TBM reinforces the worthless nature of U.S. News and World Report

In lieu of actual reporting, the U.S. News and World Report has released its annual inane list of college rankings.

The rankings are based off of important educational criteria like how many alumni of a particular university are subscribers to U.S. News and World Report and how often fictional movie characters are said to have a degree from your university in order to appear smarter.

The largest factor of a college’s rankings come from the beauty contest section where the deans of peer colleges are asked to rate how hot your university president would look in a thong—which is why Tech has done so well recently.

Despite the general consensus amongst academics that the rankings are completely worthless, the top ranked schools always gloat about their high status. Why? Well, U.S. News and World Report is like the drunk, fat barfly with herpes. It’s better for society if nobody pays attention to her, but it feels so good when she’s hooking up with you in the bathroom.

Want proof the rankings are complete bull?

First, the University of Hawaii is not in the top ranked schools.

People spend thousands of dollars just to vacation for a week in Hawaii. Location isn’t everything, except when your location happens to be a tropical paradise. It doesn’t matter how good or bad the education is, you get to ride dolphins to class and hit on hot cougars, recently divorced and exploding out of their undersized bikinis.

Second reason the rankings are crap: the Massachusetts Institute of Technology is the number one engineering school. How do they manage to consistently stay on top? Simple, if U.S. News and World Report is a drunk fatty, then MIT is the king of screwing fat chicks.

By acting as America’s nerd Mecca, the school has convinced everyone that it must be an excellent institute, and thus deserves the number one ranking.

MIT has perpetrated the belief that if you’re a socially awkward, feeble super dork in high school, then you should go to MIT so you can work with computers and become the next Bill Gates. Guess what? Nerds don’t make good engineers. This is why we still have so many huge unsolved problems in the world (global warming, cancer, unsafe drinking water, fast food ketchup dispensers that squirt all over your shirt).

The nerds are too busy editing Wikipedia to address the important issues (the mustard dispensers never cause problems; it’s always the damned ketchup).

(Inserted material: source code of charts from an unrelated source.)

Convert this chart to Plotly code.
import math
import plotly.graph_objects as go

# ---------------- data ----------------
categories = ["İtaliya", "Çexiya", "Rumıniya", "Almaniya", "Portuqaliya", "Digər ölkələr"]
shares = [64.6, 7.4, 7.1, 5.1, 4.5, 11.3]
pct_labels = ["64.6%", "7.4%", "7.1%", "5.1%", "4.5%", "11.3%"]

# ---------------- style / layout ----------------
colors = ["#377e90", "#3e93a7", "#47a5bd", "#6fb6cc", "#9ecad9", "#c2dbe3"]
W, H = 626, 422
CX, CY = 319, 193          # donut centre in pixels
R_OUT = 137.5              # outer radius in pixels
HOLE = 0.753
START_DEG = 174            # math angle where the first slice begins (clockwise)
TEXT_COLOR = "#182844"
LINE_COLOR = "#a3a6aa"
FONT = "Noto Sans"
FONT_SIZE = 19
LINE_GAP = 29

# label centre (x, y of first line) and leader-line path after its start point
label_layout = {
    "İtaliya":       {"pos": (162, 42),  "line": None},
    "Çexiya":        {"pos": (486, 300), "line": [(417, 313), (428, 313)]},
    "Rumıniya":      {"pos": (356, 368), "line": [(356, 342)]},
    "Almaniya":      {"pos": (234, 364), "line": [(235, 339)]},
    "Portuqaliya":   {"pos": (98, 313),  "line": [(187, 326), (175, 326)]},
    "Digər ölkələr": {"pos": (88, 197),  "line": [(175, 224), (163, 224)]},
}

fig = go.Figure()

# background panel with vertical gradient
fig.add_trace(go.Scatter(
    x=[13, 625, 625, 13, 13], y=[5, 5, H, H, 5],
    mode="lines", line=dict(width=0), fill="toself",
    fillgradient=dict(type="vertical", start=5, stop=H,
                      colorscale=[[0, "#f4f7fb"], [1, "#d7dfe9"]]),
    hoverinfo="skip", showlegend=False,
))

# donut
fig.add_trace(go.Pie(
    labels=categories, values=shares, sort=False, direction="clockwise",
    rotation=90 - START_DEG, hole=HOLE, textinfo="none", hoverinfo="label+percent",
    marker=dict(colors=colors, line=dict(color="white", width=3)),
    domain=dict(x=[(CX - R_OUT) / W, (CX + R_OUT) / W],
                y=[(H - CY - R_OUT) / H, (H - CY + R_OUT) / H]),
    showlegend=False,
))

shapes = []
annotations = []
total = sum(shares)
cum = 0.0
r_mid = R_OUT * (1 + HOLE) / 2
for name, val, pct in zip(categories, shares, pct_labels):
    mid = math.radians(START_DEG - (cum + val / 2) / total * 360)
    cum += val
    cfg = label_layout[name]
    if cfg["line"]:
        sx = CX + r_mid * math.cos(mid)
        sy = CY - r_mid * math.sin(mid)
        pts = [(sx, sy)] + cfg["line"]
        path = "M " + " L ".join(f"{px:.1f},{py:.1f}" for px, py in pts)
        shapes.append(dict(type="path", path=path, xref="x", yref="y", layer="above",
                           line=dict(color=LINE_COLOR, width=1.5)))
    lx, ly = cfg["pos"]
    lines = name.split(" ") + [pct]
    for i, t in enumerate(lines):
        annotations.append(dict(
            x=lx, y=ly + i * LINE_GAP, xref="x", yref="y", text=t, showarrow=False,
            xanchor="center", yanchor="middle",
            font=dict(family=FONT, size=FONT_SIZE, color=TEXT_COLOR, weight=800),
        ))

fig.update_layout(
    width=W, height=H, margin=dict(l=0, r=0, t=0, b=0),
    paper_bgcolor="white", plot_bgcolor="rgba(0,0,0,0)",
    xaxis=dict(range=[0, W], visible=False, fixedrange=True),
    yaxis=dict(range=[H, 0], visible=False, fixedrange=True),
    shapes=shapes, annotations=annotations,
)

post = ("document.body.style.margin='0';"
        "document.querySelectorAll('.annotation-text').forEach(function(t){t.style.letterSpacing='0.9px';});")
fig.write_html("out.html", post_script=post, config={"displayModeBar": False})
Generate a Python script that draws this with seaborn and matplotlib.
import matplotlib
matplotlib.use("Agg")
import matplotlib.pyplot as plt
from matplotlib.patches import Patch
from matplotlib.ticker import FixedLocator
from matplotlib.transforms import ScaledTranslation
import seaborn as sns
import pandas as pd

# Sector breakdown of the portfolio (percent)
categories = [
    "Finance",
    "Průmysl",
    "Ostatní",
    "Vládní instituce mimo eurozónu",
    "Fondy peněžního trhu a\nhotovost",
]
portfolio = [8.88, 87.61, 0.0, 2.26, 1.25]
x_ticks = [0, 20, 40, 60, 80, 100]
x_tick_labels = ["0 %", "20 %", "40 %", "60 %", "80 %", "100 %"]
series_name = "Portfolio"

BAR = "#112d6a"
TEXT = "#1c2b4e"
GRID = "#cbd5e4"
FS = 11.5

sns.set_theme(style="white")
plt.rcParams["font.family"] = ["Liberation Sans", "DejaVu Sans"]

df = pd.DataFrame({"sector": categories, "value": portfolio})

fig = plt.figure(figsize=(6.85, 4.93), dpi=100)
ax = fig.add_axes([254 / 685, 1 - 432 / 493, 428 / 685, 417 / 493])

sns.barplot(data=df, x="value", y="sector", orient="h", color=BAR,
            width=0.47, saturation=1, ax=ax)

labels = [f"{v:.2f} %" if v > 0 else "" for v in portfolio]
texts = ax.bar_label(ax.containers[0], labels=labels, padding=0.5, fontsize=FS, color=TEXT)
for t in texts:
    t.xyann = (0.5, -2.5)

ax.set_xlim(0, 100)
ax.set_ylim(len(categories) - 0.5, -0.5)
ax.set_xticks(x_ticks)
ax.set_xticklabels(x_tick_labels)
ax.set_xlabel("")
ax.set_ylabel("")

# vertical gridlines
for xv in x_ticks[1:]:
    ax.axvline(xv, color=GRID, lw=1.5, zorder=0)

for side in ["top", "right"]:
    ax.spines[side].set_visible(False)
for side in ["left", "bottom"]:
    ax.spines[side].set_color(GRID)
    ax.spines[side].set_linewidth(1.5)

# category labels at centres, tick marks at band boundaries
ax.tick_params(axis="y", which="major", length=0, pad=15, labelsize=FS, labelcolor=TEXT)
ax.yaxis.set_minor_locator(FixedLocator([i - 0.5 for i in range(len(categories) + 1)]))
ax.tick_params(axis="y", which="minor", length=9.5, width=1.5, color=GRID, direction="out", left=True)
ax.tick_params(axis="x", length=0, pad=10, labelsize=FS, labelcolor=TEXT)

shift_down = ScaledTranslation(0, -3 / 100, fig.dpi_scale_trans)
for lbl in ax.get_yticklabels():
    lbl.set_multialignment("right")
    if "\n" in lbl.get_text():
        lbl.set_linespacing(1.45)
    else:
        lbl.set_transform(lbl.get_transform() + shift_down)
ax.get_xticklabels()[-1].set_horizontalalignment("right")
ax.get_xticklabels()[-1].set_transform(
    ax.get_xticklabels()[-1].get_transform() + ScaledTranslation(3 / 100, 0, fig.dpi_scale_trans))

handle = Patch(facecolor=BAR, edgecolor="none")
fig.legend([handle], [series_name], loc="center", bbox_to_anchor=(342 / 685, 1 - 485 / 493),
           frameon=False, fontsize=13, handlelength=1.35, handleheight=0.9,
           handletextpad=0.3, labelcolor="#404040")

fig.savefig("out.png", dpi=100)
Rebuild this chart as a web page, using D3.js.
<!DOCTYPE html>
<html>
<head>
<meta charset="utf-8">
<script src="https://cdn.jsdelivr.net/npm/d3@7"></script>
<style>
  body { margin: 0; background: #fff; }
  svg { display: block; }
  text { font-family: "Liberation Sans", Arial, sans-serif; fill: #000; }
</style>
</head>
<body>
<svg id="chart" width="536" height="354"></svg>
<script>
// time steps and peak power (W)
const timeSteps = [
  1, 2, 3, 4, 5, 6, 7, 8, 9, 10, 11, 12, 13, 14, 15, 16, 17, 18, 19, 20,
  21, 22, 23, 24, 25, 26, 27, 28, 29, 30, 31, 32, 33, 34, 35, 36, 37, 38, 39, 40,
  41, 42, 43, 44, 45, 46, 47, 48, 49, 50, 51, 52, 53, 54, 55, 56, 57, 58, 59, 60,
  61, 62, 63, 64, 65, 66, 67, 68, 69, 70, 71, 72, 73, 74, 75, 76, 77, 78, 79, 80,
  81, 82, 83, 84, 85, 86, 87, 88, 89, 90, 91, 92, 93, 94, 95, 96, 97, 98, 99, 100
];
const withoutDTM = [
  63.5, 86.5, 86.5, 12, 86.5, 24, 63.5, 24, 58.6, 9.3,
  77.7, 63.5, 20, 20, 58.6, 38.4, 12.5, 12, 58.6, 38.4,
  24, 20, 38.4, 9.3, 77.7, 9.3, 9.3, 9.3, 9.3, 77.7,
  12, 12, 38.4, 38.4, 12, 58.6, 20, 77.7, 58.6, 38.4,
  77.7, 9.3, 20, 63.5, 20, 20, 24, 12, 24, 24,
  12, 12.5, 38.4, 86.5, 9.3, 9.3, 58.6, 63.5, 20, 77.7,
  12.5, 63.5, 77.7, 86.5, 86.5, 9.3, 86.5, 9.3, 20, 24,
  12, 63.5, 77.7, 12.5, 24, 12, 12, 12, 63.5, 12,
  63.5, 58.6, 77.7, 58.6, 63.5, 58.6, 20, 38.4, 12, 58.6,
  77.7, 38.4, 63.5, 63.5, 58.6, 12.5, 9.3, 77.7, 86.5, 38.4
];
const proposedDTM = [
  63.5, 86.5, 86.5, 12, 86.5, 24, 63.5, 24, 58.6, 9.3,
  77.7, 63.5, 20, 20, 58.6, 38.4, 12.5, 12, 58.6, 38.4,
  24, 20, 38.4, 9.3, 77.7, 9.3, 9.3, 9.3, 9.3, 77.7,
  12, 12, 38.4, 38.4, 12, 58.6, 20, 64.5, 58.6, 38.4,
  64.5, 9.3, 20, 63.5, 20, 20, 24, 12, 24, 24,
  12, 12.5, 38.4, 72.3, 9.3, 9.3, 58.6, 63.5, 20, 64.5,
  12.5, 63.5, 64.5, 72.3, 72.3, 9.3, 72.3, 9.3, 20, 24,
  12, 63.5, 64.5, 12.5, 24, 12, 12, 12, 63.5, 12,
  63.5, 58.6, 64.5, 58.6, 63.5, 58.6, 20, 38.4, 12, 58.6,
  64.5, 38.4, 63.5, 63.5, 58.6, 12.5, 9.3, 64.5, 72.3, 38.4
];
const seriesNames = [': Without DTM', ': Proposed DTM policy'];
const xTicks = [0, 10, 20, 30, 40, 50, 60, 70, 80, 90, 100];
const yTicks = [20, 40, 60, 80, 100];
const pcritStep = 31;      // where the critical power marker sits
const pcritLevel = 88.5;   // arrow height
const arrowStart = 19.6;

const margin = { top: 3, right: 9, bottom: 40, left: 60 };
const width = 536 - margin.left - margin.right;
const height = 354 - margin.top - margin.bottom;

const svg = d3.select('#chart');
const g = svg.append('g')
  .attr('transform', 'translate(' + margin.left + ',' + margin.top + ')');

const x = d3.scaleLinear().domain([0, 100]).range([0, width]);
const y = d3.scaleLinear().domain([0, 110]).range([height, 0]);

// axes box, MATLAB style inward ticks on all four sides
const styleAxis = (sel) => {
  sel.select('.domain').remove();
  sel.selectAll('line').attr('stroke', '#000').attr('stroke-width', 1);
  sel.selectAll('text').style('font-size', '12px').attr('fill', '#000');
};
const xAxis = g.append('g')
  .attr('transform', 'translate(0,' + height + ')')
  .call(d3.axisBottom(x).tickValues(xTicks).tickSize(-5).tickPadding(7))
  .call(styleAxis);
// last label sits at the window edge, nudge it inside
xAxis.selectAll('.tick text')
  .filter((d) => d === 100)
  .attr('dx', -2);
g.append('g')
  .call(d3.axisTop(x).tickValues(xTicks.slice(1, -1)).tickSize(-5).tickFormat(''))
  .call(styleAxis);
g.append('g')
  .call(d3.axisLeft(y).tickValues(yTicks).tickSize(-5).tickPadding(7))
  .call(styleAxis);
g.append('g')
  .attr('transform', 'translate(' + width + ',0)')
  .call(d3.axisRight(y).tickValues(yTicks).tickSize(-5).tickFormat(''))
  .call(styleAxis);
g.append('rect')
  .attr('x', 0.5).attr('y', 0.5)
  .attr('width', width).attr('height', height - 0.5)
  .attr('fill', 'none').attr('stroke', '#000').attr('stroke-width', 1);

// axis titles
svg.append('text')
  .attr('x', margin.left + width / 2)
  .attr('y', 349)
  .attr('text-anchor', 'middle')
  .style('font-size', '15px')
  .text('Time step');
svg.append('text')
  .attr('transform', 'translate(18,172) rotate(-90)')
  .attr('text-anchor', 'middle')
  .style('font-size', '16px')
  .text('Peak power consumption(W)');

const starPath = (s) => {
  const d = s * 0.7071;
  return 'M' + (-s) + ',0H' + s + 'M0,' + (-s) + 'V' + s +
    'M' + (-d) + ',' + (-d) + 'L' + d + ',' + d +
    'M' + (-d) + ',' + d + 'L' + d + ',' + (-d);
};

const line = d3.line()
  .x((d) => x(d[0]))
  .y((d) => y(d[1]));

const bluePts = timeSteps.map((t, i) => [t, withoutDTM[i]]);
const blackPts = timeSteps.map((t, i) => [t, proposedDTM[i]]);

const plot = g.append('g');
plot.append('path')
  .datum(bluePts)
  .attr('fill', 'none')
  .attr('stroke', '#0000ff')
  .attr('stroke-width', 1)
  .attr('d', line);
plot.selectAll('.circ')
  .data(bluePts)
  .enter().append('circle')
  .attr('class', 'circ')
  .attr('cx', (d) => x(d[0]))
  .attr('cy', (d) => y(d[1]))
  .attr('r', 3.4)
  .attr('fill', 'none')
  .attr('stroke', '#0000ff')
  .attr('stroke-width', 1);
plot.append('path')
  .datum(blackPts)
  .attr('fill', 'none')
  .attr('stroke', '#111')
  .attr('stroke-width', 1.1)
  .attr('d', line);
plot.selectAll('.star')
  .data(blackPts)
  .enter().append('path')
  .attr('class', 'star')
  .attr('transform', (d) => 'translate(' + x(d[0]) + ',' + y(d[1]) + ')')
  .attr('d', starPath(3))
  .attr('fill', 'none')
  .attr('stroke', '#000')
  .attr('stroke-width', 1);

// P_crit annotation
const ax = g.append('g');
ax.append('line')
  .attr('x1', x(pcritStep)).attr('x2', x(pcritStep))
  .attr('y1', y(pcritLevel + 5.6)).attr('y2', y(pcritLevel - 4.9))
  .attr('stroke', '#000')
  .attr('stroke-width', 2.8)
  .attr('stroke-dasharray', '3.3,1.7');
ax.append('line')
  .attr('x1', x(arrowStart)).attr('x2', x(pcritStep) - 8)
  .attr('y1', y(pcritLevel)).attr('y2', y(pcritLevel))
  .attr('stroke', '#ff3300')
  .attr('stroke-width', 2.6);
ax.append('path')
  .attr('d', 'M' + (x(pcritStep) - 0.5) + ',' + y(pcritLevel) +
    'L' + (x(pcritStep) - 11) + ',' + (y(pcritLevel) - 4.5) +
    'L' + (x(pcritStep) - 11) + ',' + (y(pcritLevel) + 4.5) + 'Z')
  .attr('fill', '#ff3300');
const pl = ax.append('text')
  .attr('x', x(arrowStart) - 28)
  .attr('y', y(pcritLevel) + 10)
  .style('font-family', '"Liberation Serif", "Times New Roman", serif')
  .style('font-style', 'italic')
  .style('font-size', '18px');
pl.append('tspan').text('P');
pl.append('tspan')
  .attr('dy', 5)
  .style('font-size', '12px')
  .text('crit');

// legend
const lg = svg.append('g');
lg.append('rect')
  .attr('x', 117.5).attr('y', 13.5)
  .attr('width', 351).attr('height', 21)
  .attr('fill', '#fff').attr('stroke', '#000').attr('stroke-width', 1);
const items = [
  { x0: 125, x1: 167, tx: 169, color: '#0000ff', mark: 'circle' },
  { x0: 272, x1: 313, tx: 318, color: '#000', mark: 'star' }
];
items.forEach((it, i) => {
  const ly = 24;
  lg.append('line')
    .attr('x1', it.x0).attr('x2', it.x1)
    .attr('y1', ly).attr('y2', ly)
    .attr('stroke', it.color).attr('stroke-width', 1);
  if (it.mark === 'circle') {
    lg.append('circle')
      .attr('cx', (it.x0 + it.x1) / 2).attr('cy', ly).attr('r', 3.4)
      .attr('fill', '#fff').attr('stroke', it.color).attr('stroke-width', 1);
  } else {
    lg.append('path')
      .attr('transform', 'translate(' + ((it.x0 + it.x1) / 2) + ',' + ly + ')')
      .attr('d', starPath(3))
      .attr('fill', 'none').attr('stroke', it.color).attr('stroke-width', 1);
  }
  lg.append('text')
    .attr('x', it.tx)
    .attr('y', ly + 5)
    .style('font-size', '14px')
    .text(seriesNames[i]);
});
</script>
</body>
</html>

Also, have you ever heard someone from Massachusetts speak? I’d rather stick my head in a piranha tank than have a conversation with somebody from Boston. Give me a Southern belle who wears large hoop earrings and calls me “darlin’.”

Not only are rankings frivolous, they have a negative effect on high ranked schools.

Georgia Tech’s high rankings attract the type of high school students that take the SATs five times to get a perfect score. Once at Tech, these kids will only be concerned with getting a high GPA so they can get into a highly ranked medical or law school and go on to marry a large-fake-breasted trophy wife (or, to be politically correct, a large-fake-breasted trophy husband).

Like a college’s rankings, a person’s SAT scores reveal little about their actual potential. To put it in SAT analogy form, “high SAT score” is to “being successful” as “popping a collar and wearing Axe body spray” is to “being attractive to women.”

The SAT is administered by the Educational Testing Service—ranked the number one most useless non-profit organization by the U.S. News and World Report.

Non-profit doesn’t mean they aren’t making any money; they just don’t have to pay income taxes. Presumably, the Educational Testing Service is a non-profit because their services are beneficial to the public. I’m not exactly sure what societal benefits they provide, but maybe they plan to feed old SAT exams to the homeless.

It’s time for Tech to truly take the lead as a top ranked university. Let’s start by abandoning the U.S. News and World Report rankings. If the fourth best engineering school refuses to play the rankings game, others will follow.

When those peer surveys come around asking university administrators to rate each other, college administrators should do what Tech students do when confronted with an inane survey: write in absurd answers and sign it with “George P. Burdell.”

Everyone should give South Dakota State University the highest rating. South Dakota Sate University’s school motto is, “You can go anywhere from here—well, maybe not anywhere, but you might be able to make it to North Dakota.”

Never heard of South Dakota State University? Good, neither has anyone else. This makes it a perfect candidate for our choice as the number one school in the country.

The best part of the plan is that all those perfect SAT score, valedictorian overachievers that nobody likes will soon be stuck in South Dakota.